# can goat eat sugar



## goatfarmergirl (Jul 3, 2011)

:whatgoat:: is sugar toxic to goats? i was thinking if giving sugar to the goat would make the milk sweeter.


----------



## liz (Oct 5, 2007)

Taste of milk is not only genetic but also the correct balance of grains and fibers in their diet.
I would not feed straight sugar...it's a simple carb with no nutritive value and would be burned off as energy and not do anything for milk flavor.
Similar to candy or sugar soda's causing a burst of energy or hyperness in a child.


----------



## Breezy-Trail (Sep 16, 2011)

I know everything about suger making one hyper and energetic.
As a child I was quite wild and have scars to prove it.

I don't see how sugar would affect the milk. My saanen cross doe has good sweet tasting milk regardless to what she eats.


----------



## groovyoldlady (Jul 21, 2011)

I'd save the sugar to make cookies for yourself. ;-) Give the goaties grain and good hay instead. If you want to give treats you can use unsalted peanuts or plain Cheerios (we buy the store brand.) The best way to get sweet milk is through good nutrition!


----------



## JessaLynn (Aug 30, 2009)

I second what grooveyoldlady said.Great advice!


----------



## RMADairyGoats (Jun 20, 2011)

groovyoldlady said:


> I'd save the sugar to make cookies for yourself. ;-) Give the goaties grain and good hay instead. If you want to give treats you can use unsalted peanuts or plain Cheerios (we buy the store brand.) The best way to get sweet milk is through good nutrition!

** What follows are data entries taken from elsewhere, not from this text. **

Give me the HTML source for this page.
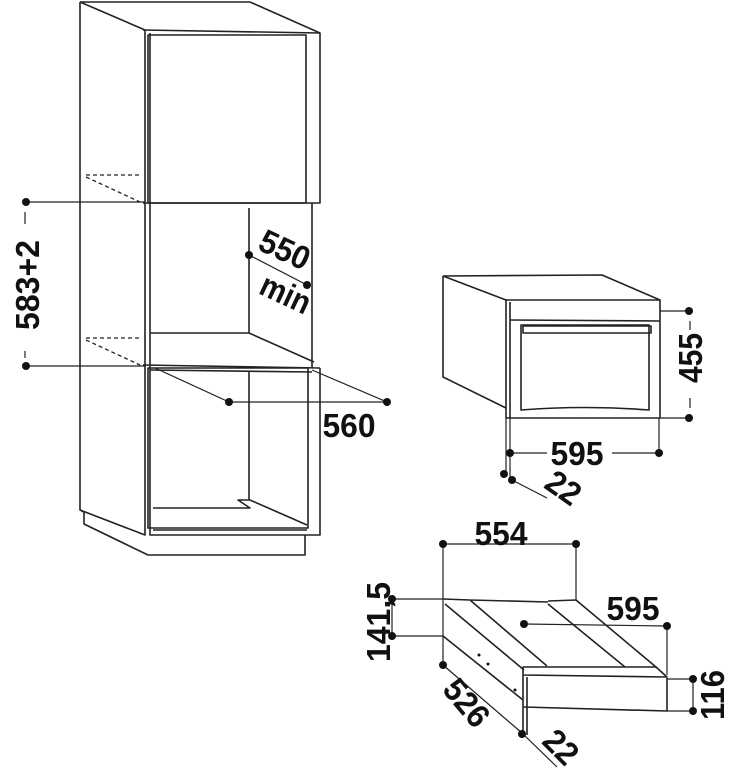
<!DOCTYPE html>
<html><head><meta charset="utf-8"><style>
html,body{margin:0;padding:0;background:#fff}
svg{display:block}
text{font-family:"Liberation Sans",Arial,sans-serif;font-weight:bold;font-size:33px;fill:#111}
</style></head><body>
<svg width="742" height="776" viewBox="0 0 742 776" xmlns="http://www.w3.org/2000/svg">
<g fill="none" stroke="#222" stroke-width="1.6" stroke-linejoin="round">
<path d="M80,2 L250,2 L320,33"/>
<path d="M80,2 L145,30"/>
<path d="M80,2 L80,510 L84,512 L84,524 L148,555 L305,555 L305,535"/>
<path d="M145,30 L145,535 L80,510"/>
<path d="M143,30 L320,33 L320,203 L143,203"/>
<rect x="148" y="35" width="158" height="168"/>
<path d="M150,33 L150,203"/>
<path d="M150,203 L150,535 L320,535 L320,368"/>
<path d="M312,203 L312,368"/>
<path d="M249,208 L249,333 L150,333"/>
<path d="M249,333 L314,362"/>
<path d="M143,365 L320,368"/>
<path d="M150,370 L312,372"/>
<rect x="148" y="368" width="160" height="160"/>
<path d="M249,372 L249,500"/>
<path d="M153,508 L250,508 L238,500 L250,500 L307,525"/>
<path d="M153,530 L307,530"/>
<path d="M86,175 L140,175 M86,177 L140,202 M86,338 L140,338 M86,340 L140,365" stroke-dasharray="4,3" stroke-width="1.3"/>
<path d="M26,202 L145,202 M26,366 L145,366 M25,212 L25,224 M25,351 L25,358" stroke-width="1.2"/>
<path d="M249,255 L307,285" stroke-width="1.2"/>
<path d="M155,368 L229,402 L387,402 L312,370" stroke-width="1.2"/>
<path d="M443,276 L602,275 L660,300"/>
<path d="M443,276 L506,300"/>
<path d="M443,276 L443,377 L506,408"/>
<rect x="506" y="300" width="154" height="118"/>
<path d="M510,302 L510,418"/>
<path d="M510,320 L660,321"/>
<path d="M521,325 L649,325 L649,410 Q585,405 521,410 Z"/>
<rect x="523" y="326" width="128" height="7"/>
<path d="M660,311 L689,311 M660,418 L689,418 M690,321 L690,330 M690,398 L690,408" stroke-width="1.2"/>
<path d="M506,418 L506,474 M510,418 L510,480 M510,453 L547,453 M612,453 L659,453 L659,418 M512,480 L547,498" stroke-width="1.2"/>
<path d="M443,544 L576,544 M443,544 L443,665 M576,544 L576,600" stroke-width="1.2"/>
<path d="M392,599 L443,599 M392,636 L443,636 M392,599 L392,636" stroke-width="1.2"/>
<path d="M443,599 L470,600 L547,666 M470,600 L548,602 M548,601 L576,600 L656,667"/>
<path d="M445,604 L524,670 M548,604 L625,667"/>
<path d="M523,667 L656,667 L667,677 L523,675 Z"/>
<path d="M523,675 L523,735 M527,677 L527,735"/>
<path d="M523,707 L667,711 L667,678"/>
<path d="M443,636 L523,700"/>
<path d="M524,624 L667,626 L667,675" stroke-width="1.2"/>
<path d="M667,679 L693,679 M667,711 L693,711 M693,679 L693,711" stroke-width="1.2"/>
<path d="M443,665 L522,733 L557,767" stroke-width="1.2"/>
</g>
<g fill="#111">
<circle cx="26" cy="202" r="4"/><circle cx="26" cy="366" r="4"/>
<circle cx="249" cy="255" r="4"/><circle cx="307" cy="285" r="4"/>
<circle cx="229" cy="402" r="4"/><circle cx="387" cy="402" r="4"/>
<circle cx="689" cy="311" r="4"/><circle cx="689" cy="418" r="4"/>
<circle cx="510" cy="453" r="4"/><circle cx="659" cy="453" r="4"/>
<circle cx="504" cy="474" r="4"/><circle cx="512" cy="480" r="4"/>
<circle cx="443" cy="544" r="4"/><circle cx="576" cy="544" r="4"/>
<circle cx="392" cy="599" r="4"/><circle cx="392" cy="636" r="4"/>
<circle cx="524" cy="624" r="4"/><circle cx="667" cy="626" r="4"/>
<circle cx="693" cy="679" r="4"/><circle cx="693" cy="711" r="4"/>
<circle cx="443" cy="665" r="4"/><circle cx="522" cy="734" r="4"/>
<circle cx="479" cy="655" r="1.5"/><circle cx="488" cy="664" r="1.5"/><circle cx="515" cy="690" r="1.5"/>
</g>
<text transform="translate(39,285) rotate(-90)" text-anchor="middle" textLength="90" lengthAdjust="spacingAndGlyphs">583+2</text>
<text transform="translate(280,260) rotate(25)" text-anchor="middle" textLength="52" lengthAdjust="spacingAndGlyphs">550</text>
<text transform="translate(281,304) rotate(25)" text-anchor="middle" textLength="52" lengthAdjust="spacingAndGlyphs">min</text>
<text x="349" y="437" text-anchor="middle" textLength="53" lengthAdjust="spacingAndGlyphs">560</text>
<text transform="translate(702,358) rotate(-90)" text-anchor="middle" textLength="50" lengthAdjust="spacingAndGlyphs">455</text>
<text x="577" y="465" text-anchor="middle" textLength="53" lengthAdjust="spacingAndGlyphs">595</text>
<text transform="translate(557,497) rotate(35)" text-anchor="middle" textLength="35" lengthAdjust="spacingAndGlyphs">22</text>
<text x="501" y="545" text-anchor="middle" textLength="53" lengthAdjust="spacingAndGlyphs">554</text>
<text transform="translate(390,622) rotate(-90)" text-anchor="middle" textLength="80" lengthAdjust="spacingAndGlyphs">141,5</text>
<text x="633" y="620" text-anchor="middle" textLength="53" lengthAdjust="spacingAndGlyphs">595</text>
<text transform="translate(724,695) rotate(-90)" text-anchor="middle" textLength="50" lengthAdjust="spacingAndGlyphs">116</text>
<text transform="translate(458,710) rotate(50)" text-anchor="middle" textLength="52" lengthAdjust="spacingAndGlyphs">526</text>
<text transform="translate(553,755) rotate(45)" text-anchor="middle" textLength="35" lengthAdjust="spacingAndGlyphs">22</text>
</svg>
</body></html>
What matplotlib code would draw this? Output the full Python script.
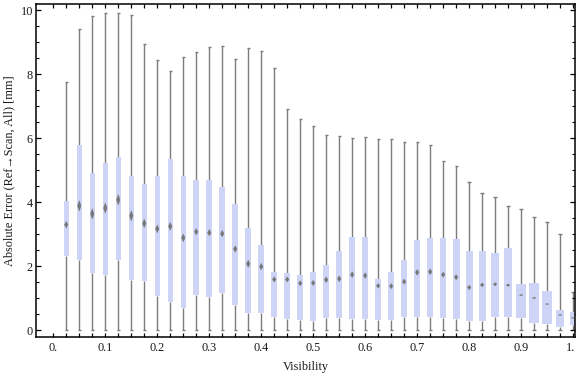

I could not have said it better myself :thumb: BTW Groovyoldlady, I LOVE your user name :laugh:


----------



## keren (Oct 26, 2008)

Generally increasing roughage will increase butterfat ie make milk taste sweeter, increasing grain will increase yield. Also molasses can help make the milk sweeter. But genetics is a factor also.


----------